A mediados de la década de los 70, la Casa Blanca ya había declarado la guerra contra el tráfico de cocaína y conocían el valor estratégico de Honduras como puente en el trasiego de drogas, sin embargo, volvieron la vista a un lado para no perder aliados incondicionales. El triunfo de los sandinistas en Nicaragua era previsible y el narcotráfico les podía ser útil a corto plazo, como se confirmó después con el “Irán-gate”. Al final, la estrategia de seguridad se impuso y con ella las transnacionales del crimen encontraron una oportunidad excepcional para entrelazarse con el sistema político de nuestro país y de la región.

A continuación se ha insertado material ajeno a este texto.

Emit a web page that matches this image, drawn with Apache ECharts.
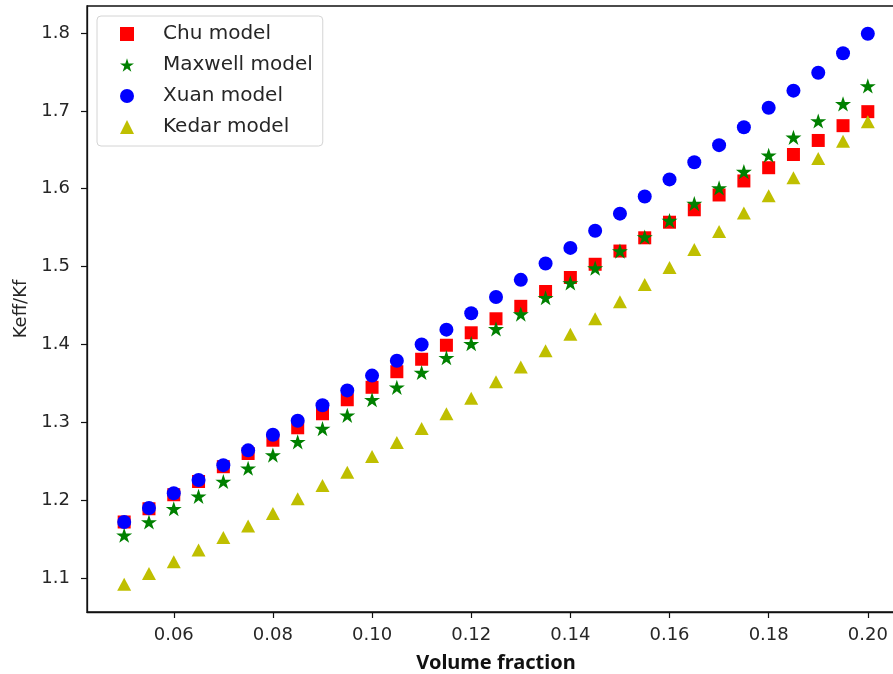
<!DOCTYPE html>
<html>
<head>
<meta charset="utf-8">
<script src="https://cdn.jsdelivr.net/npm/echarts@6.0.0/dist/echarts.min.js"></script>
<style>
html,body{margin:0;padding:0;background:#fff;}
#chart{width:893px;height:674px;}
</style>
</head>
<body>
<div id="chart"></div>
<script>
const volumeFraction = [0.050,0.055,0.060,0.065,0.070,0.075,0.080,0.085,0.090,0.095,0.100,0.105,0.110,0.115,0.120,0.125,0.130,0.135,0.140,0.145,0.150,0.155,0.160,0.165,0.170,0.175,0.180,0.185,0.190,0.195,0.200];
const chuModel = [1.172,1.189,1.207,1.224,1.243,1.260,1.277,1.293,1.311,1.329,1.345,1.365,1.381,1.399,1.415,1.433,1.449,1.468,1.486,1.503,1.520,1.537,1.557,1.573,1.592,1.610,1.627,1.644,1.662,1.681,1.699];
const maxwellModel = [1.155,1.172,1.189,1.205,1.224,1.241,1.258,1.275,1.292,1.309,1.329,1.345,1.364,1.383,1.401,1.420,1.439,1.460,1.479,1.498,1.520,1.538,1.559,1.581,1.601,1.622,1.643,1.666,1.687,1.709,1.732];
const xuanModel = [1.172,1.190,1.209,1.226,1.245,1.264,1.284,1.302,1.322,1.341,1.360,1.379,1.400,1.419,1.440,1.461,1.483,1.504,1.524,1.546,1.568,1.590,1.612,1.634,1.656,1.679,1.704,1.726,1.749,1.774,1.799];
const kedarModel = [1.092,1.106,1.121,1.136,1.152,1.167,1.183,1.202,1.219,1.236,1.256,1.274,1.292,1.311,1.331,1.352,1.371,1.392,1.413,1.433,1.455,1.477,1.499,1.522,1.545,1.569,1.591,1.614,1.639,1.661,1.686];
const xTicks = [0.06,0.08,0.10,0.12,0.14,0.16,0.18,0.20];
const yTicks = [1.1,1.2,1.3,1.4,1.5,1.6,1.7,1.8];
const seriesNames = ['Chu model','Maxwell model','Xuan model','Kedar model'];

const starPath = 'path://M100,0 L122.45,69.1 L195.11,69.1 L136.33,111.8 L158.78,180.9 L100,138.2 L41.22,180.9 L63.67,111.8 L4.89,69.1 L77.55,69.1 Z';
const pairs = ys => volumeFraction.map((x,i)=>[x, ys[i]]);
const tickFont = {fontFamily:'DejaVu Sans', fontSize:18, color:'#262626'};

const chart = echarts.init(document.getElementById('chart'), null, {renderer:'canvas'});
chart.setOption({
  animation:false,
  backgroundColor:'#fff',
  grid:{left:87, top:6, width:818, height:606, containLabel:false, outerBoundsMode:'none',
        show:true, borderColor:'#111', borderWidth:1.3, backgroundColor:'transparent'},
  legend:{
    left:97, top:16, orient:'vertical',
    data:seriesNames,
    padding:[7,10,8,23],
    backgroundColor:'rgba(255,255,255,0.85)',
    borderColor:'#d4d4d4', borderWidth:1, borderRadius:4,
    itemWidth:14, itemHeight:14, itemGap:9,
    textStyle:{fontFamily:'DejaVu Sans', fontSize:20, color:'#262626', lineHeight:22, padding:[0,0,0,24]}
  },
  xAxis:{
    type:'value', min:0.0425, max:0.2075,
    name:'Volume fraction', nameLocation:'middle', nameGap:41,
    nameTextStyle:{fontFamily:'Noto Sans', fontWeight:'bold', fontSize:20, color:'#111'},
    axisLine:{show:true, onZero:false, lineStyle:{color:'#111', width:1.3}},
    axisTick:{show:true, length:6, customValues:xTicks, lineStyle:{color:'#111', width:1.2}},
    axisLabel:Object.assign({customValues:xTicks, margin:14, formatter:v=>v.toFixed(2)}, tickFont),
    splitLine:{show:false}
  },
  yAxis:{
    type:'value', min:1.0564, max:1.8347,
    name:'Keff/Kf', nameLocation:'middle', nameGap:54, nameRotate:90,
    nameTextStyle:{fontFamily:'DejaVu Sans', fontSize:18, color:'#262626'},
    axisLine:{show:true, onZero:false, lineStyle:{color:'#111', width:1.3}},
    axisTick:{show:true, length:6, customValues:yTicks, lineStyle:{color:'#111', width:1.2}},
    axisLabel:Object.assign({customValues:yTicks, margin:17, formatter:v=>v.toFixed(1)}, tickFont),
    splitLine:{show:false}
  },
  series:[
    {name:seriesNames[0], type:'scatter', data:pairs(chuModel), symbol:'rect', symbolSize:13, itemStyle:{color:'#ff0000', opacity:1}},
    {name:seriesNames[1], type:'scatter', data:pairs(maxwellModel), symbol:starPath, symbolKeepAspect:true, symbolSize:16, itemStyle:{color:'#008000', opacity:1}},
    {name:seriesNames[2], type:'scatter', data:pairs(xuanModel), symbol:'circle', symbolSize:14, itemStyle:{color:'#0000ff', opacity:1}},
    {name:seriesNames[3], type:'scatter', data:pairs(kedarModel), symbol:'triangle', symbolSize:[14,13], itemStyle:{color:'#bfbf00', opacity:1}}
  ]
});
</script>
</body>
</html>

Desde entonces, su imparable expansión acompañó y desnaturalizó la llamada “transición a la democracia” iniciada en 1982. A los carteles de la droga no les costó mucho corromper a políticos y militares. La puerta estaba abierta por la fragilidad del Estado, la debilidad institucional y la impunidad asegurada. Dinero sucio financió campañas electorales, lujos, excesos, crímenes, fortunas empresariales, comprando jueces y conciencias. Parafraseando el verso de un poeta mexicano: “a punta de iniquidades debilitaron a una nación”.

Casi una década después de los Ferrari, lo ocurrido a Matta Ballesteros mostró hasta dónde había llegado la influencia del narcotráfico y el papel tajante que asume Estados Unidos cuando así lo decide. De hecho, a Matta Ballesteros no se lo llevan por el daño que causaba a nuestro país sino por las implicaciones que le atribuían en la tortura y asesinato de Enrique “Kike” Camarena en México. Eran sus intereses los agraviados; no los nuestros.

Tres décadas después esa misma voluntad se advierte contra Juan Orlando Hernández. Disipada la coyuntura política que lo protegía, perdió valor de uso y Washington decidió limpiar ese vínculo. Por los datos que se filtran, la DEA seguía sus pasos ilícitos desde 2004, pero lo dejó crecer hasta convertirse en todopoderoso gobernante a partir de los medios que el propio estado le iba proporcionando.

Bajo esas circunstancias y tomando en cuenta las raíces tan extendidas del narcotráfico en nuestro país, el juicio en Nueva York no da para soñar con cambios radicales. Estamos muy lejos de que eso ocurra. La experiencia confirma que cada capo que cae es reemplazado inmediatamente por otro u otros porque el negocio ya no depende de sus figuras, sino del mercado.

El narcotráfico, y esto es fundamental entender, se volvió pieza fundamental en el engranaje del neoliberalismo. No sólo le aporta dinero, sino valores y consumidores. No será sorpresa, entonces, que al cabo de algún tiempo otro figurón de la política sea acusado y extraditado. No hay lección aprendida. Para quienes tienen las manos metidas, el error de Hernández no fue involucrarse, sino dejarse capturar. Su eventual condena no la consideran un disuasivo, sino un riesgo.

Por el bochorno que supone para nuestra nación el juicio de Nueva York y evitar flagelarnos como sociedad, debemos recordar que no somos los únicos del continente en afrontar un peligro como éste. Tampoco saberlo supone un consuelo, pero en todas las naciones afectadas se ha llegado a la misma conclusión: para enfrentar y prevenir el crimen organizado se demanda justamente lo que no estamos haciendo, “el fortalecimiento de las instituciones, altas dosis de fiscalización y transparencia, y aplicar con urgencia el antídoto de mucha democracia”.